Quote from: KenFSU on June 05, 2012, 05:33:05 PM
Quote from: Tamara-B on June 05, 2012, 01:35:42 PM
So, are young girls of this generation corrupted?

P.S. No more than kids in the 1950s were corrupted by Elvis, kids in the 60s were corrupted by Rock N' Roll, kids in the 70s were corrupted by drugs and casual sex, kids in the 80s were corrupted by MTV, and kids in the 90s were corrupted by video games :D

Corrupted by Elvis? You mean catching the dancing fever? Lol
No one can make you feel inferior without your consent  -Eleanor Roosevelt

Bridges

Yeah!  Whatever happened to those good old 50s shows.  Ones where domestic violence was treated as laugh-track fodder. 
So I said to him: Arthur, Artie come on, why does the salesman have to die? Change the title; The life of a salesman. That's what people want to see.

Jason

Reality TV, social media, the internet, etc are all kept in check when partents actually do the jobs they opted to take on when the gave birth to their child.  IMO, the media is not the problem with our society, the problem is the absentee parenting that has run rampant because of the notion that someone else is responsible for raising our children.  "Its the teacher's fault my son is failing algebra."  or "It's television's fault my 12 year old daughter dresses like a stripper."

Gimme a break.  If parents were responsible parents, these issues would be almost non existent.

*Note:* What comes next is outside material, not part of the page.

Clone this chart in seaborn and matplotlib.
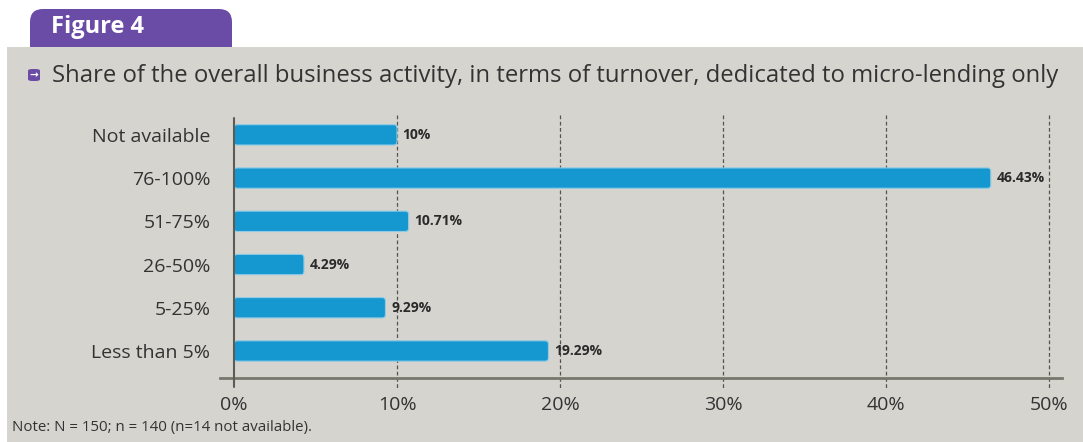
import matplotlib
matplotlib.use("Agg")
import matplotlib.pyplot as plt
from matplotlib.patches import FancyBboxPatch, Rectangle
import seaborn as sns
import pandas as pd

categories = ["Not available", "76-100%", "51-75%", "26-50%", "5-25%", "Less than 5%"]
values = [10.0, 46.43, 10.71, 4.29, 9.29, 19.29]
value_labels = ["10%", "46.43%", "10.71%", "4.29%", "9.29%", "19.29%"]
xticks = [0, 10, 20, 30, 40, 50]
xtick_labels = ["0%", "10%", "20%", "30%", "40%", "50%"]

BG = "#d5d4ce"
BAR = "#1597cf"
PURPLE = "#6a4ca6"
TXT = "#333333"

sns.set_theme(style="white")
plt.rcParams["font.family"] = ["Open Sans", "DejaVu Sans"]

W, H = 1083, 442
fig = plt.figure(figsize=(W / 100, H / 100), dpi=100)
fig.patch.set_facecolor("white")

# grey panel
fig.patches.append(Rectangle((7 / W, 0), 1 - 7 / W, (H - 47) / H, transform=fig.transFigure,
                             facecolor=BG, edgecolor="none", zorder=-5))
# purple tab
fig.patches.append(FancyBboxPatch((30 / W, (H - 47) / H), 202 / W, 38 / H,
                                  boxstyle="round,pad=0,rounding_size=0.012",
                                  transform=fig.transFigure, facecolor=PURPLE,
                                  edgecolor="none", zorder=-4, mutation_aspect=W / H))
fig.patches.append(Rectangle((30 / W, (H - 47) / H), 202 / W, 12 / H, transform=fig.transFigure,
                             facecolor=PURPLE, edgecolor="none", zorder=-4))
fig.text(51 / W, (H - 27) / H, "Figure 4", color="white", fontsize=17, fontweight="bold",
         va="center", ha="left")

# title icon
fig.patches.append(FancyBboxPatch((28 / W, (H - 81) / H), 12 / W, 12 / H,
                                  boxstyle="round,pad=0,rounding_size=0.004",
                                  transform=fig.transFigure, facecolor=PURPLE,
                                  edgecolor="none", zorder=-3))
fig.text(34 / W, (H - 75) / H, "→", color="white", fontsize=7.5, fontweight="bold",
         ha="center", va="center", family=["DejaVu Sans"])
fig.text(52 / W, (H - 76) / H,
         "Share of the overall business activity, in terms of turnover, dedicated to micro-lending only",
         color=TXT, fontsize=17.2, va="center", ha="left")

fig.text(12 / W, (H - 427) / H, "Note: N = 150; n = 140 (n=14 not available).",
         color=TXT, fontsize=10.8, va="center", ha="left")

ax = fig.add_axes([220 / W, (H - 378) / H, 842 / W, 260 / H])
ax.set_facecolor("none")
ax.set_zorder(5)

df = pd.DataFrame({"category": categories, "value": values})
sns.barplot(data=df, x="value", y="category", orient="h", color=BAR, width=0.47,
            saturation=1, ax=ax, order=categories, zorder=3)

# round the bar corners, keeping seaborn's geometry
for p in list(ax.patches):
    x0, y0 = p.get_x(), p.get_y()
    w, h = p.get_width(), p.get_height()
    rp = FancyBboxPatch((x0, y0), w, h, boxstyle="round,pad=0,rounding_size=0.2",
                        mutation_aspect=0.377, facecolor=BAR, edgecolor="#8fcbe6",
                        linewidth=0.8, zorder=3)
    p.set_visible(False)
    ax.add_patch(rp)

ax.set_xlim(-0.86, 50.8)
ax.set_ylim(5.625, -0.39)

for s in ["top", "right", "left"]:
    ax.spines[s].set_visible(False)
ax.spines["bottom"].set_color("#77776d")
ax.spines["bottom"].set_linewidth(2)

# left axis line at 0
ax.plot([0, 0], [-0.39, 5.83], color="#5c5c55", lw=1.5, clip_on=False, zorder=4)
# dashed gridlines
for t in xticks[1:]:
    ax.plot([t, t], [-0.47, 5.86], color="#555550", lw=0.9, ls=(0, (3, 2)),
            clip_on=False, zorder=2)

ax.set_xticks(xticks)
ax.set_xticklabels(xtick_labels, fontsize=14, color=TXT)
ax.tick_params(axis="x", length=0, pad=13)
ax.tick_params(axis="y", length=0, pad=7)
ax.set_yticks(range(len(categories)))
ax.set_yticklabels(categories, fontsize=14, color=TXT)
ax.set_xlabel("")
ax.set_ylabel("")

for i, (v, lab) in enumerate(zip(values, value_labels)):
    ax.text(v + 0.35, i, lab, fontsize=10, fontweight="bold", color="#2a2a2a",
            va="center", ha="left", zorder=5)

fig.savefig("out.png", dpi=100, facecolor=fig.get_facecolor())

Quote"The media isn't responsible for raising our kids, we are," says Mother of one, Mary Ann Thomson, 41. "My daughter knows right from wrong, no matter what Snooki does or who slept with what famous person."

Precisely.

Tamara-B

Quote from: Bridges on July 27, 2012, 12:20:05 PM
Yeah!  Whatever happened to those good old 50s shows.  Ones where domestic violence was treated as laugh-track fodder.

Come again?
No one can make you feel inferior without your consent  -Eleanor Roosevelt

MusicMan

I have never seen the shows mentioned but we must assume the responsibility of bringing up our children.
As the father of two, a 8 y.o. girl and son, 6, I personally find it incredibly challenging, sometimes extremely frustrating, but eventually joyful. We are on "free tv" right now (digital antenna) and my kids watch very little tv.